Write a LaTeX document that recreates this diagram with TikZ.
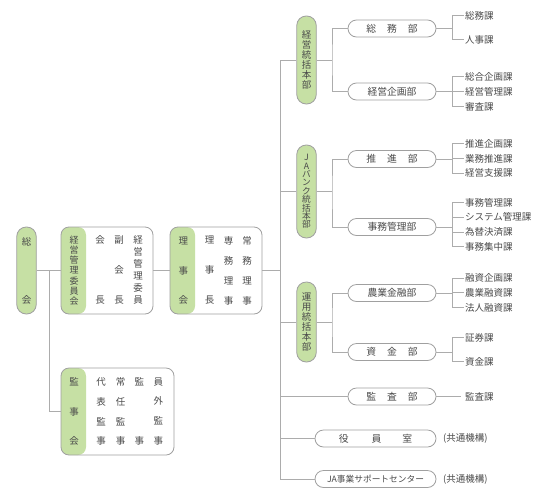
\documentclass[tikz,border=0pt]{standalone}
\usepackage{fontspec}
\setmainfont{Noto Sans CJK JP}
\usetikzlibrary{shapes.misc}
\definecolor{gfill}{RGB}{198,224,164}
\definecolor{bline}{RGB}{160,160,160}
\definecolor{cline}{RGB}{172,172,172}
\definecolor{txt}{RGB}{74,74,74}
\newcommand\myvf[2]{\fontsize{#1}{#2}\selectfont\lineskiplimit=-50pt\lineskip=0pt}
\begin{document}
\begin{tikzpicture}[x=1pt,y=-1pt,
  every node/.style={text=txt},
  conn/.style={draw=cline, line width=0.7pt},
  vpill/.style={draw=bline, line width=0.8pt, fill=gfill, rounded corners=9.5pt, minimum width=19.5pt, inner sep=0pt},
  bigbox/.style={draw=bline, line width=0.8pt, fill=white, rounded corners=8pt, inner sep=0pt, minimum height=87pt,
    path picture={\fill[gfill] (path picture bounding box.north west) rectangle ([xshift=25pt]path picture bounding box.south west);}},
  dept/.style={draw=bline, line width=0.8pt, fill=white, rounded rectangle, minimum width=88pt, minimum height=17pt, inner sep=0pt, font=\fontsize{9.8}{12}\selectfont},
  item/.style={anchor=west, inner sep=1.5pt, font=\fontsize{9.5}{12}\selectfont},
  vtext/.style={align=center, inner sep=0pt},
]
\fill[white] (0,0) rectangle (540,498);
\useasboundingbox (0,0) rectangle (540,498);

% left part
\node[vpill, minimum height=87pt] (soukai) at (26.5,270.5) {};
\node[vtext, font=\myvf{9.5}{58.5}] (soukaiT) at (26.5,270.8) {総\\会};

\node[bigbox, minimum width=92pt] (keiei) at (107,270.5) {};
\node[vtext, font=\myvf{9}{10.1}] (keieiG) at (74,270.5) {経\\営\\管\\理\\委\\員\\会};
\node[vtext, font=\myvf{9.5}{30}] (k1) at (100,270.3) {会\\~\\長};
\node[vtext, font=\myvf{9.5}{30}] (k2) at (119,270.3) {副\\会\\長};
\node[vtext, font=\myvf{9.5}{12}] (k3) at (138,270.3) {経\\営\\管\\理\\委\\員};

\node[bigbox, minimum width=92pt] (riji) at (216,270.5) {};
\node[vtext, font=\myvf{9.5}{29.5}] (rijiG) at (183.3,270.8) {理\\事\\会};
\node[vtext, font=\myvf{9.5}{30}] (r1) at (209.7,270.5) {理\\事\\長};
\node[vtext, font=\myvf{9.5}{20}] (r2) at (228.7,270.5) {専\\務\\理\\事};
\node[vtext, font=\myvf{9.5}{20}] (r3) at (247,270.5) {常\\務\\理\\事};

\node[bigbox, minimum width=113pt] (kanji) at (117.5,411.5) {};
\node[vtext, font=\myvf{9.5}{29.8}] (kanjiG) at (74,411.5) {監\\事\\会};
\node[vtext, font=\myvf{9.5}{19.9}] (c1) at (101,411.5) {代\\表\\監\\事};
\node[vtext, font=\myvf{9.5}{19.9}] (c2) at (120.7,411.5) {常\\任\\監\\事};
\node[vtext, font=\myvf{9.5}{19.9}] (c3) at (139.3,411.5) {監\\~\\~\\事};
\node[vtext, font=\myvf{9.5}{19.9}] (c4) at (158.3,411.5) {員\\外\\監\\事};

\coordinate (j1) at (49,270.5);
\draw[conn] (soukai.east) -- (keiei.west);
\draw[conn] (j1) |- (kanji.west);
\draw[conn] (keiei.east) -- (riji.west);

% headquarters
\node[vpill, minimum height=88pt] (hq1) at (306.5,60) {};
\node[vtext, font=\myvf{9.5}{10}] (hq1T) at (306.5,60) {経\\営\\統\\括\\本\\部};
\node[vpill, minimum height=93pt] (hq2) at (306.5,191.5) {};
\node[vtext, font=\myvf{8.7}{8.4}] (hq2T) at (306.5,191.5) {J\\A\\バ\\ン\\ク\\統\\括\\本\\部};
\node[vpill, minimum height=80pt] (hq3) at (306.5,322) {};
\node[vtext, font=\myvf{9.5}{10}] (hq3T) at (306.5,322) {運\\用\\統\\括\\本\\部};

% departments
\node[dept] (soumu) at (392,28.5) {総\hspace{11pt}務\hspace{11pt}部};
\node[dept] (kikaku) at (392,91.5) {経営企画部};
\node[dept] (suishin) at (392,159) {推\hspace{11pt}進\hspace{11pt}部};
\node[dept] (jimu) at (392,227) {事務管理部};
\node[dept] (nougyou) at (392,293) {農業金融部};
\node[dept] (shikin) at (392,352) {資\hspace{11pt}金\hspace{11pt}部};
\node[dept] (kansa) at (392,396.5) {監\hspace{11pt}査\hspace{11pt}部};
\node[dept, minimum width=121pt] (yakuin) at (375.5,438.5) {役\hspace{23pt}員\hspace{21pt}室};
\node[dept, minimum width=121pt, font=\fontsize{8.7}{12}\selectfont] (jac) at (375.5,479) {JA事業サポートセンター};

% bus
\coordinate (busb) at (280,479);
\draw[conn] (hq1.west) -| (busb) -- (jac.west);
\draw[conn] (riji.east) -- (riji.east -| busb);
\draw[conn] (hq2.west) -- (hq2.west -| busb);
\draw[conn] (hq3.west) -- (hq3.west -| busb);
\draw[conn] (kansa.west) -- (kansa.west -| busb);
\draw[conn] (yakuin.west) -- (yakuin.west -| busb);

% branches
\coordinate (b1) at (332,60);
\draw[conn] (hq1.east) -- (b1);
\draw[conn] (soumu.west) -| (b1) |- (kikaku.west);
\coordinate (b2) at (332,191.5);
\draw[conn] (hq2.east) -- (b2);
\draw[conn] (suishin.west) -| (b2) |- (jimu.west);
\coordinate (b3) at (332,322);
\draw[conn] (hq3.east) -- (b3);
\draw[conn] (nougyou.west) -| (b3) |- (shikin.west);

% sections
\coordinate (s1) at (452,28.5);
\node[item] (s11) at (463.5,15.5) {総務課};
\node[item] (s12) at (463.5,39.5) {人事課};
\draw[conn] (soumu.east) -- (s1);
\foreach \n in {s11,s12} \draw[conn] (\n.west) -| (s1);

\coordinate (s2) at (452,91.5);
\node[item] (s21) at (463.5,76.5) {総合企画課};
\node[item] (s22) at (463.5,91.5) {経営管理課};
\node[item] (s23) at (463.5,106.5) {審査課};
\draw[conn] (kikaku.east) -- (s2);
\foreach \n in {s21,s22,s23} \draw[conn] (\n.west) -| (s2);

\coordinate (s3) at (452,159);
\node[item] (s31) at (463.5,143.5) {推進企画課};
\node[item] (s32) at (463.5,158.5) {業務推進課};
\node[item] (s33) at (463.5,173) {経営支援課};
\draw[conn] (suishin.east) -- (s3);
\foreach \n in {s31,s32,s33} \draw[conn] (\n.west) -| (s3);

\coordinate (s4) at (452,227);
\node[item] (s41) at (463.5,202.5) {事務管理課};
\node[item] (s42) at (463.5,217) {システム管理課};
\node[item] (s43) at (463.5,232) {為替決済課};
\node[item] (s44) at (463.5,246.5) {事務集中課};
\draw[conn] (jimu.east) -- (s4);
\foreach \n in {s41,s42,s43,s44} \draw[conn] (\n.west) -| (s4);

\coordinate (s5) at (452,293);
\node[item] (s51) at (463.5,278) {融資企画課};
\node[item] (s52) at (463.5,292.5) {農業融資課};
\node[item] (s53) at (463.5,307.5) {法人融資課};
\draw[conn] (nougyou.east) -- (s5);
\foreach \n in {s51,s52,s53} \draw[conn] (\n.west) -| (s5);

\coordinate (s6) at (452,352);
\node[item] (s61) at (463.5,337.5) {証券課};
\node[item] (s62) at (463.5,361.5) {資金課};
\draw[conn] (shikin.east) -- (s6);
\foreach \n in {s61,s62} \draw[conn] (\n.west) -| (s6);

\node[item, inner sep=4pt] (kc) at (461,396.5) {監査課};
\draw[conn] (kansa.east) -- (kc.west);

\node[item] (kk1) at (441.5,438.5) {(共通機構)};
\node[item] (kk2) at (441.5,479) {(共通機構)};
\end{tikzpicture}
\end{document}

_Short task_
Repeat the listing above up to and including the line with "(soukaiT) at (26.5,270.8)", starting from its first line. Drop any pictures.

_Exercise solution_
Write a LaTeX document that recreates this diagram with TikZ.
\documentclass[tikz,border=0pt]{standalone}
\usepackage{fontspec}
\setmainfont{Noto Sans CJK JP}
\usetikzlibrary{shapes.misc}
\definecolor{gfill}{RGB}{198,224,164}
\definecolor{bline}{RGB}{160,160,160}
\definecolor{cline}{RGB}{172,172,172}
\definecolor{txt}{RGB}{74,74,74}
\newcommand\myvf[2]{\fontsize{#1}{#2}\selectfont\lineskiplimit=-50pt\lineskip=0pt}
\begin{document}
\begin{tikzpicture}[x=1pt,y=-1pt,
  every node/.style={text=txt},
  conn/.style={draw=cline, line width=0.7pt},
  vpill/.style={draw=bline, line width=0.8pt, fill=gfill, rounded corners=9.5pt, minimum width=19.5pt, inner sep=0pt},
  bigbox/.style={draw=bline, line width=0.8pt, fill=white, rounded corners=8pt, inner sep=0pt, minimum height=87pt,
    path picture={\fill[gfill] (path picture bounding box.north west) rectangle ([xshift=25pt]path picture bounding box.south west);}},
  dept/.style={draw=bline, line width=0.8pt, fill=white, rounded rectangle, minimum width=88pt, minimum height=17pt, inner sep=0pt, font=\fontsize{9.8}{12}\selectfont},
  item/.style={anchor=west, inner sep=1.5pt, font=\fontsize{9.5}{12}\selectfont},
  vtext/.style={align=center, inner sep=0pt},
]
\fill[white] (0,0) rectangle (540,498);
\useasboundingbox (0,0) rectangle (540,498);

% left part
\node[vpill, minimum height=87pt] (soukai) at (26.5,270.5) {};
\node[vtext, font=\myvf{9.5}{58.5}] (soukaiT) at (26.5,270.8) {総\\会};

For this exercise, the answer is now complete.